Flagstar was, quite understandably, dissatisfied to have had to bear the costs arising from those two months of litigation. Accordingly, on December 21, 2006, it filed a letter motion asking for "an order awarding it contractual attorney's fees and costs incurred in connection with Defendants' attempts to vacate or reform the parties' agreement." DE 31 at 1. The defendants responded on December 27, 2006. DE 32. Flagstar submitted a reply two days later. DE 33.
The frustration that drives Flagstar's motion is justified. The legal argument that supports it is not. If I could decide this motion by reference to what is fair, or even by weighing the relative quality of the arguments on both sides, I would not hesitate to grant the motion. But the authority on which Flagstar relies in not a creature of law but rather of a private agreement that, in this context, I must construe narrowly. As explained below, Flagstar cannot prevail under the facts of this case.
The parties agree that Flagstar's right to reimbursement of its costs, if such a right exists, is grounded in the following provision:
In the event it becomes necessary for any party of this Stipulation to bring any legal action at law or in equity to enforce any rights in connection with this Stipulation, then in such event, the prevailing party shall be entitled to the recovery of reasonable attorneys' fees and costs incurred therewith, including any and all appeals therefrom.
Stipulation ¶ 23. Flagstar contends that it is the prevailing party and therefore entitled to recovery under this provision; the defendants disagree.
For the most part, the reasons the defendants cite as the basis for their disagreement are specious and warrant little discussion. In essence, the defendants would have me conclude -- somewhat inconsistently -- that there was no litigation, and that Flagstar did not win it. Neither position is persuasive.

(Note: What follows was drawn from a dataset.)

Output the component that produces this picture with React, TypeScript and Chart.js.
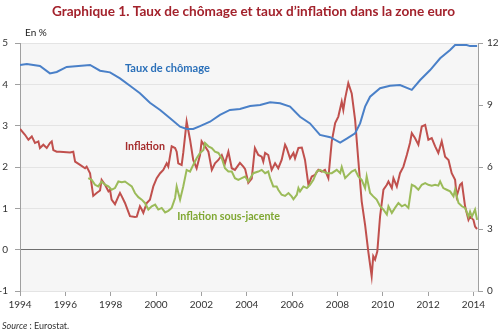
import React, { useEffect, useRef } from "react";
import { Chart, registerables } from "chart.js";
Chart.register(...registerables);

const TITLE = "Graphique 1. Taux de chômage et taux d\u2019inflation dans la zone euro";
const UNIT = "En %";
const SOURCE_ITALIC = "Source";
const SOURCE_REST = " : Eurostat.";

const yearTicks = [1994, 1996, 1998, 2000, 2002, 2004, 2006, 2008, 2010, 2012, 2014];
const leftTicks = [-1, 0, 1, 2, 3, 4, 5];
const rightTicks = [0, 3, 6, 9, 12];

const unemploymentYears = [
  1994.0, 1994.3, 1994.88, 1995.32, 1995.62, 1996.06, 1997.09, 1997.53, 1997.97, 1998.41,
  1998.85, 1999.29, 1999.73, 2000.18, 2000.62, 2001.06, 2001.35, 2001.64, 2001.94, 2002.38,
  2002.82, 2003.26, 2003.7, 2004.15, 2004.59, 2005.03, 2005.47, 2005.91, 2006.35, 2006.79,
  2007.23, 2007.68, 2008.12, 2008.41, 2008.78, 2009.0, 2009.22, 2009.44, 2009.88, 2010.32,
  2010.76, 2011.28, 2011.65, 2012.09, 2012.53, 2012.97, 2013.19, 2013.7, 2013.85, 2014.16,
];
const unemploymentRate = [
  10.94, 10.98, 10.89, 10.53, 10.6, 10.84, 10.94, 10.66, 10.58, 10.29,
  9.93, 9.57, 9.11, 8.76, 8.36, 7.95, 7.84, 7.84, 7.98, 8.19,
  8.52, 8.76, 8.81, 8.95, 9.0, 9.13, 9.08, 8.92, 8.43, 8.11,
  7.55, 7.44, 7.18, 7.37, 7.63, 8.11, 8.92, 9.4, 9.81, 9.93,
  9.97, 9.73, 10.21, 10.69, 11.26, 11.66, 11.9, 11.9, 11.85, 11.85,
];

const inflationYears = [
  1994.0, 1994.22, 1994.37, 1994.52, 1994.66, 1994.81, 1994.88, 1995.03, 1995.18, 1995.32,
  1995.4, 1995.47, 1995.62, 1995.76, 1996.21, 1996.35, 1996.43, 1996.65, 1996.87, 1996.94,
  1997.09, 1997.16, 1997.23, 1997.38, 1997.53, 1997.6, 1997.75, 1997.9, 1997.97, 1998.04,
  1998.19, 1998.34, 1998.41, 1998.49, 1998.63, 1998.85, 1999.07, 1999.15, 1999.29, 1999.37,
  1999.44, 1999.59, 1999.73, 1999.88, 2000.03, 2000.18, 2000.32, 2000.47, 2000.54, 2000.69,
  2000.84, 2000.91, 2000.98, 2001.13, 2001.2, 2001.35, 2001.5, 2001.64, 2001.79, 2001.94,
  2002.01, 2002.16, 2002.31, 2002.46, 2002.6, 2002.75, 2002.9, 2003.04, 2003.19, 2003.34,
  2003.48, 2003.7, 2003.85, 2003.93, 2004.07, 2004.22, 2004.36, 2004.51, 2004.66, 2004.73,
  2004.81, 2004.95, 2005.1, 2005.25, 2005.39, 2005.54, 2005.69, 2005.76, 2005.91, 2006.06,
  2006.13, 2006.28, 2006.43, 2006.57, 2006.72, 2006.87, 2007.01, 2007.16, 2007.31, 2007.45,
  2007.6, 2007.75, 2007.9, 2008.04, 2008.19, 2008.26, 2008.34, 2008.48, 2008.63, 2008.78,
  2008.92, 2009.07, 2009.22, 2009.36, 2009.51, 2009.58, 2009.66, 2009.76, 2009.88, 2010.03,
  2010.18, 2010.25, 2010.4, 2010.47, 2010.62, 2010.76, 2010.91, 2011.06, 2011.2, 2011.28,
  2011.42, 2011.57, 2011.72, 2011.87, 2012.01, 2012.16, 2012.31, 2012.45, 2012.6, 2012.75,
  2012.9, 2013.04, 2013.19, 2013.26, 2013.41, 2013.49, 2013.63, 2013.78, 2013.85, 2014.0,
  2014.07, 2014.16,
];
const inflationRate = [
  2.92, 2.78, 2.66, 2.74, 2.58, 2.62, 2.46, 2.54, 2.46, 2.58,
  2.62, 2.41, 2.37, 2.37, 2.35, 2.37, 2.13, 2.05, 1.97, 2.01,
  1.85, 1.57, 1.3, 1.37, 1.43, 1.69, 1.57, 1.41, 1.45, 1.21,
  1.1, 1.29, 1.37, 1.29, 1.13, 0.81, 0.79, 0.8, 1.05, 0.97,
  0.89, 1.13, 1.21, 1.53, 1.73, 1.85, 1.93, 2.09, 2.01, 2.5,
  2.46, 2.37, 2.09, 2.05, 2.34, 3.1, 2.66, 2.17, 1.97, 2.29,
  2.62, 2.5, 2.37, 1.93, 2.09, 2.17, 2.29, 2.09, 2.37, 1.97,
  1.93, 2.1, 2.01, 1.95, 1.62, 1.72, 2.46, 2.29, 2.25, 2.13,
  2.34, 2.29, 1.93, 2.09, 1.97, 2.17, 2.54, 2.46, 2.21, 2.34,
  2.21, 2.46, 2.47, 2.17, 1.57, 1.77, 1.81, 1.93, 1.89, 1.93,
  1.73, 2.62, 3.06, 3.22, 3.58, 3.38, 3.66, 4.03, 3.78, 3.14,
  2.17, 1.17, 0.6, -0.04, -0.64, -0.16, -0.24, -0.04, 0.8, 1.45,
  1.57, 1.65, 1.49, 1.73, 1.53, 1.85, 2.01, 2.29, 2.58, 2.82,
  2.7, 2.54, 2.98, 3.02, 2.66, 2.7, 2.5, 2.34, 2.62, 2.25,
  2.17, 1.85, 1.69, 1.29, 1.57, 1.61, 1.05, 0.72, 0.8, 0.72,
  0.56, 0.5,
];

const coreYears = [
  1997.01, 1997.16, 1997.31, 1997.45, 1997.6, 1997.75, 1997.9, 1998.04, 1998.19, 1998.34,
  1998.49, 1998.63, 1998.78, 1998.93, 1999.07, 1999.22, 1999.37, 1999.51, 1999.66, 1999.81,
  1999.96, 2000.1, 2000.25, 2000.4, 2000.54, 2000.69, 2000.84, 2000.91, 2001.06, 2001.2,
  2001.35, 2001.5, 2001.64, 2001.79, 2001.94, 2002.09, 2002.16, 2002.31, 2002.46, 2002.6,
  2002.75, 2002.9, 2003.04, 2003.19, 2003.34, 2003.48, 2003.63, 2003.78, 2003.93, 2004.07,
  2004.29, 2004.51, 2004.66, 2004.81, 2004.95, 2005.03, 2005.17, 2005.32, 2005.39, 2005.54,
  2005.69, 2005.84, 2005.98, 2006.06, 2006.21, 2006.28, 2006.35, 2006.5, 2006.65, 2006.79,
  2006.94, 2007.09, 2007.23, 2007.38, 2007.53, 2007.75, 2007.97, 2008.12, 2008.19, 2008.34,
  2008.48, 2008.63, 2008.78, 2008.92, 2009.07, 2009.22, 2009.29, 2009.44, 2009.58, 2009.73,
  2009.88, 2010.03, 2010.18, 2010.25, 2010.4, 2010.54, 2010.69, 2010.84, 2010.98, 2011.13,
  2011.28, 2011.42, 2011.57, 2011.72, 2011.87, 2012.01, 2012.16, 2012.31, 2012.45, 2012.53,
  2012.67, 2012.82, 2012.97, 2013.12, 2013.19, 2013.34, 2013.49, 2013.63, 2013.78, 2013.85,
  2013.93, 2014.07, 2014.16,
];
const coreRate = [
  1.73, 1.69, 1.57, 1.53, 1.65, 1.57, 1.53, 1.45, 1.49, 1.65,
  1.63, 1.65, 1.59, 1.53, 1.37, 1.27, 1.21, 1.13, 0.97, 1.05,
  1.09, 0.97, 1.01, 0.9, 0.94, 1.01, 1.25, 1.53, 1.21, 1.53,
  1.93, 1.89, 2.05, 2.21, 2.34, 2.41, 2.58, 2.5, 2.46, 2.37,
  2.34, 2.21, 1.97, 1.89, 1.89, 1.73, 1.69, 1.73, 1.77, 1.65,
  1.85, 1.89, 1.93, 1.85, 1.89, 1.73, 1.53, 1.53, 1.45, 1.33,
  1.3, 1.37, 1.29, 1.22, 1.33, 1.49, 1.41, 1.53, 1.49, 1.57,
  1.69, 1.89, 1.93, 1.89, 1.85, 1.85, 1.93, 1.85, 2.0, 1.73,
  1.81, 1.89, 1.93, 1.77, 1.69, 1.49, 1.77, 1.37, 1.29, 1.21,
  1.05, 0.97, 0.85, 1.05, 0.89, 1.01, 1.13, 1.05, 1.09, 1.01,
  1.57, 1.53, 1.45, 1.57, 1.61, 1.57, 1.55, 1.57, 1.55, 1.65,
  1.49, 1.45, 1.41, 1.29, 1.45, 1.13, 1.05, 1.01, 0.8, 0.92,
  0.8, 0.97, 0.72,
];

const labelUnemployment = { text: "Taux de chômage", year: 2000.5, value: 10.79 };
const labelInflation = { text: "Inflation", year: 1999.51, value: 2.49 };
const labelCore = { text: "Inflation sous-jacente", year: 2003.2, value: 0.8 };

const FAMILY = 'Lato, "Open Sans", "DejaVu Sans", sans-serif';

function fitFont(ctx: CanvasRenderingContext2D, text: string, style: string, weight: string, targetW: number) {
  ctx.font = `${style} ${weight} 20px ${FAMILY}`;
  const w = ctx.measureText(text).width;
  const size = (20 * targetW) / w;
  ctx.font = `${style} ${weight} ${size.toFixed(2)}px ${FAMILY}`;
}

const toPoints = (xs: number[], ys: number[]) => xs.map((x, i) => ({ x, y: ys[i] }));

const decor = {
  id: "decor",
  beforeDraw(chart: any) {
    const { ctx, chartArea: a } = chart;
    ctx.save();
    ctx.fillStyle = "#ffffff";
    ctx.fillRect(0, 0, chart.width, chart.height);
    ctx.fillStyle = "#f6f6f6";
    ctx.fillRect(a.left, a.top, a.right - a.left, a.bottom - a.top);
    ctx.restore();
  },
  afterDraw(chart: any) {
    const { ctx } = chart;
    const xS = chart.scales.x;
    const yL = chart.scales.y;
    const yR = chart.scales.y2;
    ctx.save();
    ctx.textBaseline = "middle";
    // title
    ctx.textAlign = "center";
    ctx.fillStyle = "#a3222c";
    fitFont(ctx, TITLE, "normal", "bold", 403);
    ctx.fillText(TITLE, 253.5, 12);
    // unit
    ctx.textAlign = "left";
    ctx.fillStyle = "#222222";
    ctx.font = `normal normal 10px ${FAMILY}`;
    ctx.fillText(UNIT, 25, 32.5);
    // source
    ctx.fillStyle = "#333333";
    ctx.font = `italic normal 9px ${FAMILY}`;
    ctx.fillText(SOURCE_ITALIC, 2, 326);
    const wI = ctx.measureText(SOURCE_ITALIC).width;
    ctx.font = `normal normal 9px ${FAMILY}`;
    ctx.fillText(SOURCE_REST, 2 + wI, 326);
    // series labels
    ctx.textAlign = "center";
    ctx.fillStyle = "#2b70b9";
    fitFont(ctx, labelUnemployment.text, "normal", "bold", 85);
    ctx.fillText(labelUnemployment.text, xS.getPixelForValue(labelUnemployment.year), yR.getPixelForValue(labelUnemployment.value));
    ctx.fillStyle = "#a52c2c";
    fitFont(ctx, labelInflation.text, "normal", "bold", 40);
    ctx.fillText(labelInflation.text, xS.getPixelForValue(labelInflation.year), yL.getPixelForValue(labelInflation.value));
    ctx.fillStyle = "#7fa732";
    fitFont(ctx, labelCore.text, "normal", "bold", 103);
    ctx.fillText(labelCore.text, xS.getPixelForValue(labelCore.year), yL.getPixelForValue(labelCore.value));
    ctx.restore();
  },
};

export default function App() {
  const ref = useRef<HTMLCanvasElement | null>(null);
  useEffect(() => {
    document.body.style.margin = "0";
    const canvas = ref.current!;
    const tickFont = { family: FAMILY, size: 10 };
    const chart = new Chart(canvas, {
      type: "line",
      data: {
        datasets: [
          {
            label: "Taux de chômage",
            data: toPoints(unemploymentYears, unemploymentRate),
            yAxisID: "y2",
            borderColor: "#4a80c8",
            borderWidth: 2,
            pointRadius: 0,
            tension: 0,
          },
          {
            label: "Inflation sous-jacente",
            data: toPoints(coreYears, coreRate),
            yAxisID: "y",
            borderColor: "#9bbb59",
            borderWidth: 2,
            pointRadius: 0,
            tension: 0,
          },
          {
            label: "Inflation",
            data: toPoints(inflationYears, inflationRate),
            yAxisID: "y",
            borderColor: "#c0504d",
            borderWidth: 2,
            pointRadius: 0,
            tension: 0,
          },
        ],
      },
      options: {
        responsive: false,
        animation: false,
        layout: { padding: { top: 43, left: 0, right: 0, bottom: 0 } },
        plugins: { legend: { display: false }, tooltip: { enabled: false }, title: { display: false } },
        scales: {
          x: {
            type: "linear",
            min: 1994,
            max: 2014.2,
            afterBuildTicks: (s: any) => {
              s.ticks = yearTicks.map((v) => ({ value: v }));
            },
            afterFit: (s: any) => {
              s.height = 45;
            },
            ticks: { font: tickFont, color: "#333333", padding: 3, maxRotation: 0, autoSkip: false, callback: (v: any) => String(v) },
            grid: { drawOnChartArea: false, drawTicks: true, tickLength: 5, tickColor: "#a0a0a0" },
            border: { display: false },
          },
          y: {
            position: "left",
            min: -1,
            max: 5,
            afterBuildTicks: (s: any) => {
              s.ticks = leftTicks.map((v) => ({ value: v }));
            },
            afterFit: (s: any) => {
              s.width = 20;
            },
            ticks: { font: tickFont, color: "#333333", padding: 7, callback: (v: any) => String(v) },
            grid: {
              color: (c: any) => (c.tick && c.tick.value === 0 ? "#6f6f6f" : "#e4e4e4"),
              lineWidth: 1,
              drawTicks: true,
              tickLength: 5,
              tickColor: "#a0a0a0",
            },
            border: { display: true, color: "#a0a0a0" },
          },
          y2: {
            position: "right",
            min: 0,
            max: 12,
            afterBuildTicks: (s: any) => {
              s.ticks = rightTicks.map((v) => ({ value: v }));
            },
            afterFit: (s: any) => {
              s.width = 22;
            },
            ticks: { font: tickFont, color: "#333333", padding: 4, callback: (v: any) => String(v) },
            grid: { drawOnChartArea: false, drawTicks: true, tickLength: 5, tickColor: "#a0a0a0" },
            border: { display: true, color: "#a0a0a0" },
          },
        },
      },
      plugins: [decor],
    } as any);
    return () => chart.destroy();
  }, []);
  return (
    <div style={{ position: "absolute", left: 0, top: 0, width: 500, height: 336 }}>
      <canvas ref={ref} width={500} height={336} style={{ width: 500, height: 336, display: "block" }} />
    </div>
  );
}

In making the first point -- that there was never any litigation, just a discussion -- the defendants rely on one proposition that is demonstrably true (though irrelevant) and one that is demonstrably false (but material). Specifically, the defendants note that the conference before me was a pre-motion conference rather than a motion hearing -- which they somehow, though quite obviously incorrectly, seek to characterize as being something other than litigation. They also claim that in convening the conference they "never sought or even mentioned the possibility of reformation of the Stipulation." DE 32 at 2. As noted above, that assertion is simply untrue, as demonstrated by the text of Straniere's letter in requesting the pre-motion conference. See DE 20 at 3.*fn2 Moreover, to the extent that the defendants seek to rely on some meaningful difference between a "conference and a "hearing," see DE 32 at 3 (deriding plaintiff for falsely describing the conference as a hearing on the ground that "[n]o testimony was taken"), their argument is frivolous. See Black's Law Dictionary 737 (8th ed. 2004) (defining "hearing" as "[a] judicial session, usu[ally] open to the public, held for the purpose of deciding issues of fact or of law, sometimes with witnesses testifying").

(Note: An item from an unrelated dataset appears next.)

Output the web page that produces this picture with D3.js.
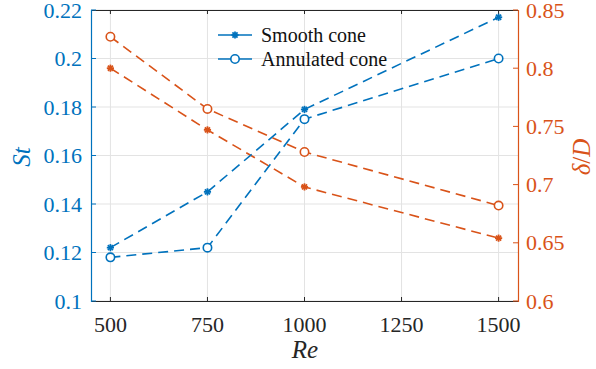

The defendants' second point is no better. There is no question in my mind that the defendants started out by trying to undermine the Stipulation's terms and that their effort ended unsuccessfully. That they quit the field before losing it does nothing to change Flagstar's position as the prevailing party.
Notwithstanding the extent to which the defendants rely on arguments or characterizations of the record that are plainly without merit, I cannot award Flagstar the recovery it so richly deserves. Its claim for fees is made solely on the strength of the Stipulation, which is governed by the law of New York. Stipulation ¶ 15. As a general matter, that law proscribes awards of attorneys' fees. See Oscar Gruss & Son, Inc. v. Hollander, 337 F.3d 186, 199 (2d Cir. 2003). The exception to that general rule, which Flagstar seeks to invoke, is that parties to a private agreement can explicitly provide for an award of fees as a form of damages. Such agreements, however, "must be strictly construed to avoid inferring duties that the parties did not intend to create." Id. Fees should be awarded only if it appears "unmistakably clear" that the parties intended to make attorneys' fees available under the circumstances presented. Id.; Bridgestone/Firestone, Inc. v. Recovery Credit Services, Inc., 98 F.3d 13, 20-21 (2d Cir. 1996).

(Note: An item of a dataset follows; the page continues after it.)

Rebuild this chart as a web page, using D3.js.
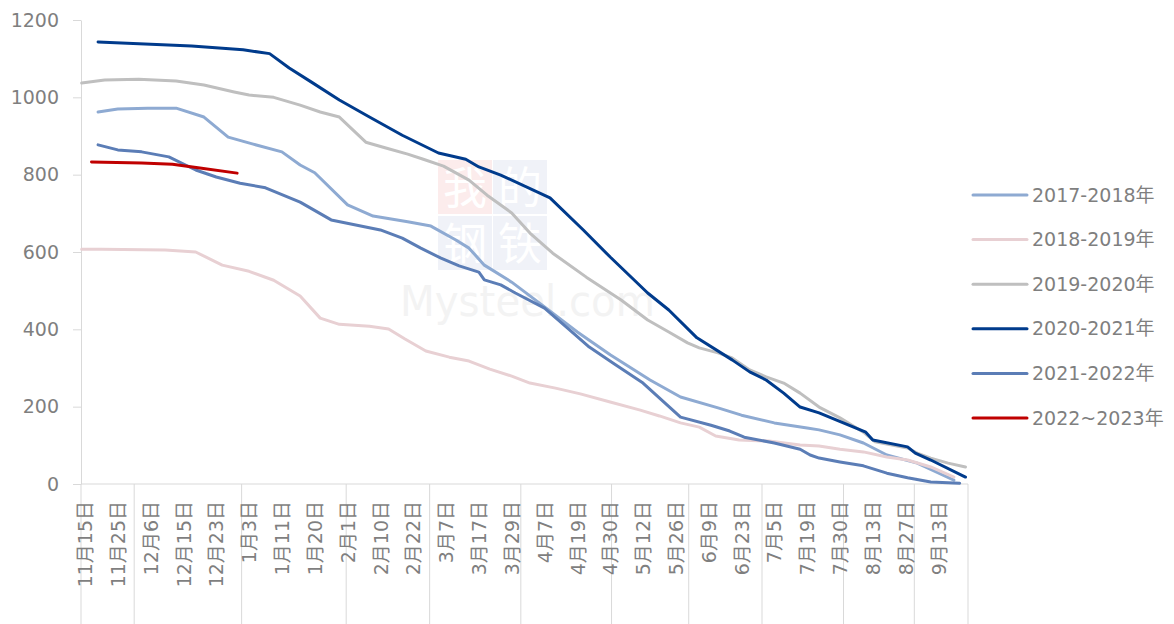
<!DOCTYPE html>
<html>
<head>
<meta charset="utf-8">
<script src="https://cdn.jsdelivr.net/npm/d3@7"></script>
<style>
  body { margin: 0; background: #fff; }
  text { font-family: "DejaVu Sans", "Noto Sans CJK SC", sans-serif; }
</style>
</head>
<body>
<div id="chart"></div>
<script>
// category labels on the date axis (every other date is shown)
const tickLabels = ["11月15日", "11月25日", "12月6日", "12月15日", "12月23日", "1月3日", "1月11日", "1月20日",
  "2月1日", "2月10日", "2月22日", "3月7日", "3月17日", "3月29日", "4月7日", "4月19日", "4月30日",
  "5月12日", "5月26日", "6月9日", "6月23日", "7月5日", "7月19日", "7月30日", "8月13日", "8月27日", "9月13日"];
const monthLabels = ["11月", "12月", "1月", "2月", "3月", "4月", "5月", "6月", "7月", "8月", "9月"];
const yTicks = [0, 200, 400, 600, 800, 1000, 1200];

const seriesNames = ["2017-2018年", "2018-2019年", "2019-2020年", "2020-2021年", "2021-2022年", "2022~2023年"];
const seriesColors = ["#8eaad2", "#e8d0d3", "#bfbfbf", "#003b8c", "#5b7db6", "#c00000"];

// [date, value]
const s2017 = [["11/19", 962], ["11/25", 970], ["12/5", 972], ["12/13", 972], ["12/20", 949], ["12/27", 897],
  ["1/4", 879], ["1/11", 859], ["1/16", 825], ["1/20", 805], ["2/1", 722], ["2/8", 693], ["2/20", 678],
  ["3/1", 667], ["3/10", 631], ["3/14", 610], ["3/19", 566], ["3/29", 522], ["4/7", 458], ["4/19", 393],
  ["4/30", 334], ["5/15", 269], ["5/28", 225], ["6/13", 197], ["6/23", 178], ["7/5", 158], ["7/19", 145],
  ["7/23", 140], ["7/30", 127], ["8/9", 106], ["8/19", 75], ["9/2", 54], ["9/21", 10]];
const s2018 = [["11/14", 607], ["11/20", 607], ["12/10", 605], ["12/18", 600], ["12/25", 566], ["1/3", 550],
  ["1/9", 527], ["1/16", 486], ["1/22", 429], ["1/29", 413], ["2/7", 408], ["2/13", 401], ["2/19", 375],
  ["2/27", 344], ["3/8", 328], ["3/14", 318], ["3/21", 297], ["3/29", 279], ["4/3", 261], ["4/11", 248],
  ["4/20", 233], ["4/30", 212], ["5/11", 191], ["5/19", 176], ["5/28", 158], ["6/5", 147], ["6/12", 124],
  ["6/22", 114], ["7/3", 111], ["7/16", 101], ["7/23", 98], ["7/30", 90], ["8/9", 83], ["8/19", 70],
  ["8/28", 62], ["9/9", 44], ["9/21", 18]];
const s2019 = [["11/14", 1037], ["11/21", 1045], ["12/2", 1047], ["12/13", 1042], ["12/20", 1032], ["12/29", 1014],
  ["1/3", 1006], ["1/9", 1000], ["1/16", 980], ["1/22", 962], ["1/29", 949], ["2/6", 884], ["2/12", 869],
  ["2/20", 853], ["2/26", 840], ["3/6", 822], ["3/14", 786], ["3/20", 747], ["3/29", 701], ["4/3", 649],
  ["4/10", 597], ["4/22", 535], ["5/4", 476], ["5/14", 424], ["5/23", 393], ["5/31", 365], ["6/5", 352],
  ["6/13", 339], ["6/19", 326], ["6/26", 295], ["7/2", 277], ["7/9", 261], ["7/16", 235], ["7/23", 199],
  ["7/30", 171], ["8/9", 134], ["8/14", 109], ["8/28", 93], ["9/2", 80], ["9/9", 67], ["9/18", 54], ["9/27", 44]];
const s2020 = [["11/19", 1143], ["12/17", 1133], ["1/1", 1123], ["1/8", 1113], ["1/13", 1076], ["1/19", 1040],
  ["1/29", 993], ["2/7", 949], ["2/18", 902], ["3/4", 856], ["3/13", 840], ["3/17", 820], ["3/25", 799],
  ["4/9", 740], ["4/21", 657], ["4/30", 587], ["5/14", 494], ["5/23", 450], ["6/4", 378], ["6/19", 321],
  ["6/26", 290], ["7/2", 269], ["7/9", 235], ["7/16", 199], ["7/23", 184], ["8/10", 134], ["8/13", 114],
  ["8/28", 96], ["9/1", 80], ["9/9", 62], ["9/27", 18]];
const s2021 = [["11/19", 877], ["11/25", 864], ["12/3", 859], ["12/11", 846], ["12/18", 812], ["12/23", 794],
  ["12/31", 778], ["1/7", 766], ["1/16", 729], ["1/26", 683], ["2/10", 657], ["2/18", 636], ["2/25", 610],
  ["3/5", 584], ["3/11", 564], ["3/17", 548], ["3/19", 528], ["3/25", 515], ["3/30", 494], ["4/7", 455],
  ["4/15", 406], ["4/23", 354], ["5/1", 313], ["5/12", 261], ["5/28", 173], ["6/10", 152], ["6/18", 137],
  ["6/24", 121], ["7/5", 106], ["7/16", 90], ["7/20", 75], ["7/23", 67], ["7/30", 57], ["8/9", 47],
  ["8/19", 28], ["8/28", 16], ["9/9", 5], ["9/24", 2]];
const s2022 = [["11/17", 833], ["12/3", 830], ["12/12", 827], ["12/19", 817], ["12/30", 804]];

const seriesData = [s2017, s2018, s2019, s2020, s2021, s2022];

// days counted from Nov 15 (season starts in Nov, ends in Sep)
function seasonDay(m, d) {
  const yr = m >= 11 ? 2000 : 2001;
  return (Date.UTC(yr, m - 1, d) - Date.UTC(2000, 10, 15)) / 864e5;
}
const labelDay = s => { const p = s.match(/(\d+)月(\d+)日/); return seasonDay(+p[1], +p[2]); };
const pointDay = s => { const p = s.split("/"); return seasonDay(+p[0], +p[1]); };

const width = 1174, height = 624;
const plotLeft = 81, plotRight = 968, plotTop = 20, plotBottom = 484;
const axisColor = "#d9d9d9", textColor = "#7f7f7f";

const svg = d3.select("#chart").append("svg")
  .attr("width", width)
  .attr("height", height);

// label index -> pixel
const xTick = d3.scaleLinear().domain([-0.12, 26.9]).range([plotLeft, plotRight]);
const tickDays = tickLabels.map(labelDay);
// date -> pixel, piecewise between labelled dates
const xDay = d3.scaleLinear().domain(tickDays).range(tickDays.map((d, i) => xTick(i)));
const xPoint = d3.scalePoint().domain(tickLabels).range([xTick(0), xTick(tickLabels.length - 1)]);
const y = d3.scaleLinear().domain([0, 1200]).range([plotBottom, plotTop]);

// faint watermark
const wm = svg.append("g");
[["我", 438, 160, "#fcecec"], ["的", 493, 160, "#f0f2f8"], ["钢", 438, 216, "#f0f2f8"], ["铁", 493, 216, "#f0f2f8"]]
  .forEach(([c, x, yy, f]) => {
    wm.append("rect").attr("x", x).attr("y", yy).attr("width", 54).attr("height", 54).attr("fill", f);
    wm.append("text").attr("x", x + 27).attr("y", yy + 44).attr("text-anchor", "middle")
      .attr("font-size", 44).attr("fill", "#fff").text(c);
  });
wm.append("text").attr("x", 400).attr("y", 316).attr("font-size", 42)
  .attr("textLength", 255).attr("lengthAdjust", "spacingAndGlyphs")
  .attr("fill", "#f3f3f3").text("Mysteel.com");

// y axis
const yAxis = svg.append("g")
  .attr("transform", `translate(${plotLeft},0)`)
  .call(d3.axisLeft(y).tickValues(yTicks).tickFormat(d3.format("d"))
    .tickSize(8).tickSizeOuter(0).tickPadding(14));
yAxis.selectAll("path, line").attr("stroke", axisColor);
yAxis.selectAll("text").attr("fill", textColor).attr("font-size", 19)
  .style("font-family", "'DejaVu Sans', sans-serif");

// x axis base line
svg.append("line")
  .attr("x1", plotLeft).attr("x2", plotRight).attr("y1", plotBottom).attr("y2", plotBottom)
  .attr("stroke", axisColor);

// month group separators
const monthStarts = monthLabels.slice(1).map(s => xDay(seasonDay(+s.replace("月", ""), 1) - 0.5));
const bounds = [plotLeft, ...monthStarts, plotRight];
svg.selectAll(".sep")
  .data(bounds)
  .enter()
  .append("line")
  .attr("class", "sep")
  .attr("x1", d => d).attr("x2", d => d)
  .attr("y1", plotBottom).attr("y2", height)
  .attr("stroke", axisColor);

// date labels
const xAxis = svg.append("g")
  .attr("transform", `translate(0,${plotBottom})`)
  .call(d3.axisBottom(xPoint).tickSize(0).tickPadding(0));
xAxis.select(".domain").remove();
xAxis.selectAll("text")
  .attr("transform", "rotate(-90)")
  .attr("x", -17).attr("y", 0).attr("dy", "0.35em")
  .attr("text-anchor", "end")
  .attr("fill", textColor).attr("font-size", 19);

// month labels (second level, mostly cut off by the frame)
svg.selectAll(".month")
  .data(monthLabels)
  .enter()
  .append("text")
  .attr("class", "month")
  .attr("x", (d, i) => (bounds[i] + bounds[i + 1]) / 2)
  .attr("y", 642)
  .attr("text-anchor", "middle")
  .attr("fill", textColor).attr("font-size", 19)
  .text(d => d);

// lines
const line = d3.line()
  .x(d => xDay(pointDay(d[0])))
  .y(d => y(d[1]));

svg.selectAll(".series")
  .data(seriesData)
  .enter()
  .append("path")
  .attr("class", "series")
  .attr("d", line)
  .attr("fill", "none")
  .attr("stroke", (d, i) => seriesColors[i])
  .attr("stroke-width", 3)
  .attr("stroke-linejoin", "round")
  .attr("stroke-linecap", "round");

// legend
const legend = svg.selectAll(".legend")
  .data(seriesNames)
  .enter()
  .append("g")
  .attr("class", "legend")
  .attr("transform", (d, i) => `translate(973,${195 + i * 44.6})`);
legend.append("line")
  .attr("x1", 0).attr("x2", 54)
  .attr("stroke", (d, i) => seriesColors[i])
  .attr("stroke-width", 3)
  .attr("stroke-linecap", "round");
legend.append("text")
  .attr("x", 59).attr("dy", "0.35em")
  .attr("fill", textColor).attr("font-size", 19)
  .text(d => d);
</script>
</body>
</html>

Applying that rule of law, I cannot find that the parties agreed to cover the present circumstances under the fee-shifting provision of their Stipulation. The problem is not, as the defendants argue, that there was no litigation or that Flagstar did not prevail, but rather that Flagstar did not "bring any legal action ... to enforce any rights in connection with this Stipulation[.]" Stipulation ¶ 23. Nor did the defendants. Instead, the defendants set about making a motion to undo the Stipulation rather than enforce it, and the plaintiff resisted that motion. In this respect, I am constrained to agree with the defendants' hair-splitting: by making an improper request for further proceedings in this already-closed legal action, as opposed to instituting a new proceeding or forcing Flagstar to do so by standing on what it originally described as its rights under the Stipulation and thereby provoking an enforcement action, the defendants did not occasion any new legal action. I imagine that, in their negotiations, the attorneys exchanged assurances that any form of litigation arising from the implementation of the Stipulation would be subject to the fee-shifting provision. But that is not precisely the provision they wrote into Paragraph 23 of the Stipulation, and indeed they articulated a somewhat wider category of fee-shifting circumstances elsewhere in their agreement than they did in the paragraph on which Flagstar relies. See Stipulation ¶ 10. As a result, I am constrained by New York law to construe the contractual language at issue against Flagstar and deny its request for an award of fees.
For the reasons set forth above, I deny the motion by plaintiff Flagstar for an award of litigation costs including reasonable attorneys' fees.